Concert Operetta founder has style all his own

Daniel Pantano immersed himself in opera and oratorio when he studied voice at the Academy of Vocal Arts. After he launched his career, Pantano discovered operetta after a singer friend sent him a tape from Berlin. "It hit me," recalls Pantano. "I discovered a musical style I liked a lot."

Pantano's fate was sealed when he read Operetta A Theatrical History, Richard Traubner's magisterial history of operetta.

Pantano wanted to hear live performances of the great operettas of Franz Lehar, Emmerich Kalman and Oscar Straus. In Philadelphia, he couldn't. No one performed this repertory.

Pantano decided to do something about that. He founded Concert Operetta Theater five years ago. His company debuted with the first local performances of Kalman's The Gypsy Princess that operetta fans can remember. Classics such as Sigmund Romberg's Desert Song and the Philadelphia premieres of Lehar's Paganini and Kalman's The Duchess From Chicago followed.

All were performed in what Pantano calls "a minimalist production concept." Concert Operetta puts the focus on the music and the voices. The singers appear in costume, but there are no sets. A piano accompanies the singers and all dance numbers are cut.

Saturday and March 25, Pantano will introduce Eduard Kunneke's The Cousin from Batavia, performed in a new English translation by Traubner. Pantano calls the scholar and translator "the guru and scholar of operetta."

In his classic operetta history, Traubner dismisses the plot of The Cousin From Batavia as "numbingly dumb," but he insists Kunneke's score has some appealing music.

The operetta portrays a young Dutch girl who has fallen in love with a handsome cousin who departs for Batavia. When he returns years later, she discovers he does not live up to her youthful illusions.

"The plot is so silly," comments Traubner. "But the music is charming and reflects the American jazz and ragtime that revolutionized musical styles on European stages in the 1920s. It's a bit sexier than the standard operetta score."

Traubner calls The Cousin From Batavia "a chamber operetta" and says the cast is featured in a lot of ensemble singing.

"It has a lightness of touch not typical of German operetta. By the 1920s, the French chamber operetta style was becoming prevalent in Berlin."

Kunneke's original 1921 German version was set in Holland. The contemporary dress, minimal sets and no chorus provided a stark contrast to the escapist stories and lavish settings of most pre-war operettas. When it reached New York City in 1923, The Cousin From Batavia was renamed Caroline and set in Civil War Virginia.

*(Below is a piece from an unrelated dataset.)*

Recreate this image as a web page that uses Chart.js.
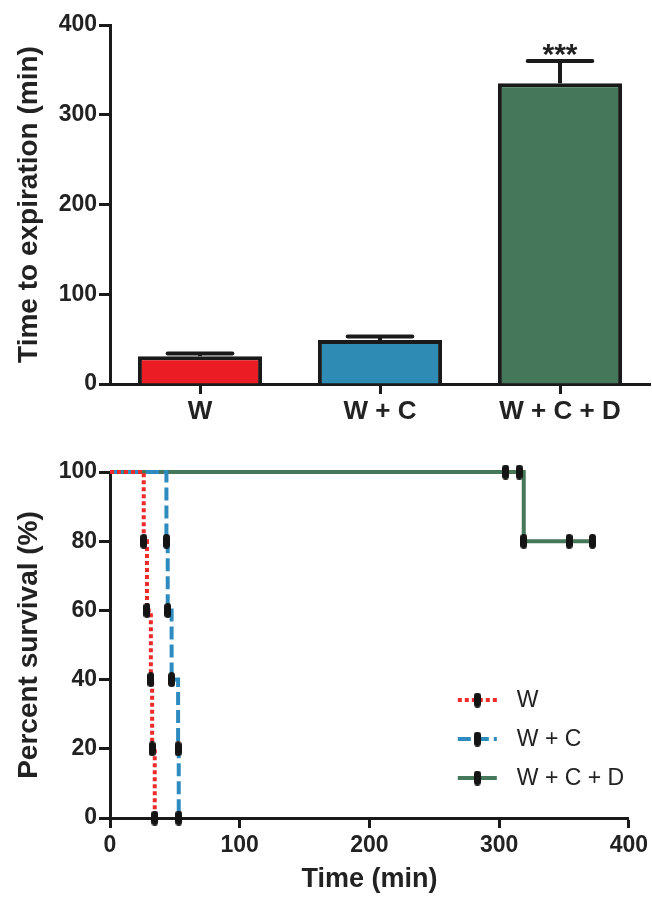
<!DOCTYPE html>
<html>
<head>
<meta charset="utf-8">
<script src="https://cdn.jsdelivr.net/npm/chart.js@4.4.1/dist/chart.umd.min.js"></script>
<style>
  html, body { margin: 0; padding: 0; background: #fff; }
  .box { position: relative; width: 652px; }
  #top { height: 432px; }
  #bottom { height: 465px; }
</style>
</head>
<body>
<div class="box" id="top"><canvas id="barChart"></canvas></div>
<div class="box" id="bottom"><canvas id="survChart"></canvas></div>
<script>
// bar panel
const groups = ['W', 'W + C', 'W + C + D'];
const meanTime = [31, 49, 335];
const semTime = [3, 4, 25];
const sigLabel = ['', '', '***'];

// survival panel (time in min, percent surviving)
const survW_t = [0, 26, 28.5, 31.5, 32.5, 34.5];
const survW_p = [100, 80, 60, 40, 20, 0];
const survWC_t = [0, 43.5, 44.5, 47.5, 52.5, 53];
const survWC_p = [100, 80, 60, 40, 20, 0];
const survWCD_t = [0, 305, 315.5, 319, 354, 372];
const survWCD_p = [100, 100, 100, 80, 80, 80];

const FONT = '"Liberation Sans", Arial, sans-serif';
const INK = '#1a1a1a';

const barColors = ['#EC1C24', '#2E8BB4', '#45785A'];

// black capsule used as the point marker
function makeTick() {
  const c = document.createElement('canvas');
  c.width = 7; c.height = 15;
  const g = c.getContext('2d');
  const r = 3.5;
  g.fillStyle = '#141414';
  g.beginPath();
  g.arc(3.5, r, r, Math.PI, 0);
  g.lineTo(7, 15 - r);
  g.arc(3.5, 15 - r, r, 0, Math.PI);
  g.closePath();
  g.fill();
  return c;
}
const tickImg = makeTick();

const errorBars = {
  id: 'errorBars',
  afterDatasetsDraw(chart) {
    const { ctx, scales: { y } } = chart;
    const meta = chart.getDatasetMeta(0);
    ctx.save();
    ctx.strokeStyle = INK;
    ctx.lineWidth = 4;
    meta.data.forEach((bar, i) => {
      const yTop = y.getPixelForValue(meanTime[i] + semTime[i]);
      const yBase = y.getPixelForValue(meanTime[i]);
      const half = bar.width * 0.26;
      ctx.lineCap = 'butt';
      ctx.beginPath();
      ctx.moveTo(bar.x, yBase);
      ctx.lineTo(bar.x, yTop);
      ctx.stroke();
      ctx.lineCap = 'round';
      ctx.beginPath();
      ctx.moveTo(bar.x - half, yTop);
      ctx.lineTo(bar.x + half, yTop);
      ctx.stroke();
      if (sigLabel[i]) {
        ctx.fillStyle = '#222';
        ctx.font = 'bold 30px ' + FONT;
        ctx.textAlign = 'center';
        ctx.textBaseline = 'alphabetic';
        ctx.fillText(sigLabel[i], bar.x, yTop + 3);
      }
    });
    ctx.restore();
  }
};

new Chart(document.getElementById('barChart'), {
  type: 'bar',
  data: {
    labels: groups,
    datasets: [{
      data: meanTime,
      backgroundColor: barColors,
      borderColor: INK,
      borderWidth: 4,
      borderSkipped: 'bottom',
      barPercentage: 0.69,
      categoryPercentage: 1
    }]
  },
  options: {
    responsive: true,
    maintainAspectRatio: false,
    animation: false,
    events: [],
    layout: { padding: { top: 25, right: 2, left: 0, bottom: 0 } },
    plugins: { legend: { display: false }, tooltip: { enabled: false } },
    scales: {
      x: {
        grid: { offset: false, drawOnChartArea: false, tickLength: 10, tickWidth: 3, tickColor: INK },
        border: { color: INK, width: 3 },
        ticks: { color: '#222', padding: 2, font: { family: FONT, size: 26, weight: 'bold' } },
        afterFit(s) { s.height = 48; }
      },
      y: {
        min: 0,
        max: 400,
        grid: { drawOnChartArea: false, tickLength: 11, tickWidth: 3, tickColor: INK },
        border: { color: INK, width: 3 },
        ticks: { stepSize: 100, color: '#222', padding: 2, font: { family: FONT, size: 23, weight: 'bold' } },
        title: {
          display: true,
          text: 'Time to expiration (min)',
          color: '#222',
          padding: { top: 12, bottom: 0 },
          font: { family: FONT, size: 28, weight: 'bold' }
        },
        afterFit(s) { s.width = 110; }
      }
    }
  },
  plugins: [errorBars]
});

function pts(ts, ps) {
  return ts.map((t, i) => ({ x: t, y: ps[i] }));
}

const survLegend = {
  id: 'survLegend',
  afterDraw(chart) {
    const { ctx, chartArea } = chart;
    const x0 = chartArea.right - 171;
    chart.data.datasets.forEach((ds, i) => {
      const yy = 268 + i * 39;
      ctx.save();
      ctx.strokeStyle = ds.borderColor;
      ctx.lineWidth = ds.borderWidth;
      ctx.setLineDash(ds.borderDash || []);
      ctx.beginPath();
      ctx.moveTo(x0, yy);
      ctx.lineTo(x0 + 39, yy);
      ctx.stroke();
      ctx.drawImage(tickImg, x0 + 19.5 - tickImg.width / 2, yy - tickImg.height / 2);
      ctx.fillStyle = '#222';
      ctx.font = '23px ' + FONT;
      ctx.textBaseline = 'middle';
      ctx.fillText(ds.label, x0 + 59, yy + 1);
      ctx.restore();
    });
  }
};

const markRadius = (c) => (c.dataIndex === 0 ? 0 : 5);

new Chart(document.getElementById('survChart'), {
  type: 'line',
  data: {
    datasets: [
      {
        label: 'W',
        data: pts(survW_t, survW_p),
        borderColor: '#EE2A2A',
        borderWidth: 4,
        borderDash: [4, 3],
        stepped: true,
        pointStyle: tickImg,
        pointRadius: markRadius,
        clip: false
      },
      {
        label: 'W + C',
        data: pts(survWC_t, survWC_p),
        borderColor: '#2E8BC0',
        borderWidth: 4,
        borderDash: [13, 5],
        stepped: true,
        pointStyle: tickImg,
        pointRadius: markRadius,
        clip: false
      },
      {
        label: 'W + C + D',
        data: pts(survWCD_t, survWCD_p),
        borderColor: '#45785A',
        borderWidth: 4,
        stepped: true,
        pointStyle: tickImg,
        pointRadius: markRadius,
        clip: false
      }
    ]
  },
  options: {
    responsive: true,
    maintainAspectRatio: false,
    animation: false,
    events: [],
    layout: { padding: { top: 40, right: 23, left: 0, bottom: 0 } },
    plugins: { legend: { display: false }, tooltip: { enabled: false } },
    scales: {
      x: {
        type: 'linear',
        min: 0,
        max: 400,
        grid: { drawOnChartArea: false, tickLength: 10, tickWidth: 3, tickColor: INK },
        border: { color: INK, width: 3 },
        ticks: { stepSize: 100, color: '#222', padding: 4, maxRotation: 0, font: { family: FONT, size: 23, weight: 'bold' } },
        title: {
          display: true,
          text: 'Time (min)',
          color: '#222',
          padding: { top: 0, bottom: 1 },
          font: { family: FONT, size: 27, weight: 'bold' }
        },
        afterFit(s) { s.height = 79; }
      },
      y: {
        min: 0,
        max: 100,
        grid: { drawOnChartArea: false, tickLength: 11, tickWidth: 3, tickColor: INK },
        border: { color: INK, width: 3 },
        ticks: { stepSize: 20, color: '#222', padding: 2, font: { family: FONT, size: 23, weight: 'bold' } },
        title: {
          display: true,
          text: 'Percent survival (%)',
          color: '#222',
          padding: { top: 12, bottom: 0 },
          font: { family: FONT, size: 28, weight: 'bold' }
        },
        afterFit(s) { s.width = 110; }
      }
    }
  },
  plugins: [survLegend]
});
</script>
</body>
</html>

Pantano says Kunneke's operetta remains popular in Germany but performances in the U.S. are rare. Concert Operetta's production marks the first time the piece has been performed in the United States since Traubner's translation was introduced by the Ohio Light Opera Company in 2000.

Concert Operetta concludes its season June 22 and 24 with performances of Romberg's The Student Prince. Pantano hopes to round out the bill with the world premiere reading of Viennese Nights, a score Romberg and Oscar Hammerstein created for a 1931 Warner Brothers film.

Pantano may have to delay Viennese Nights to next season.

"The big problem we face is finding suitable English translations for our productions," explains Pantano. "Richard Traubner is only one of three or four people who are doing this today."

Pantano hopes to produce Traubner's version of Straus' White Horse Inn next season. So far, he has concentrated on German and American operettas, but he would like to branch out into the French repertory and produce zarzuelas (Spanish operettas).

"So many wonderful scores have disappeared from American stages," notes Pantano. "When we produced Countess Maritza, two elderly couples told me they had met and fallen in love when they were performing that operetta in Philadelphia in the 1950s.

"There's an audience for what we do and we also have talented young singers who can keep this wonderful musical form alive. Some of the stories may be goofy, but the music is beautiful."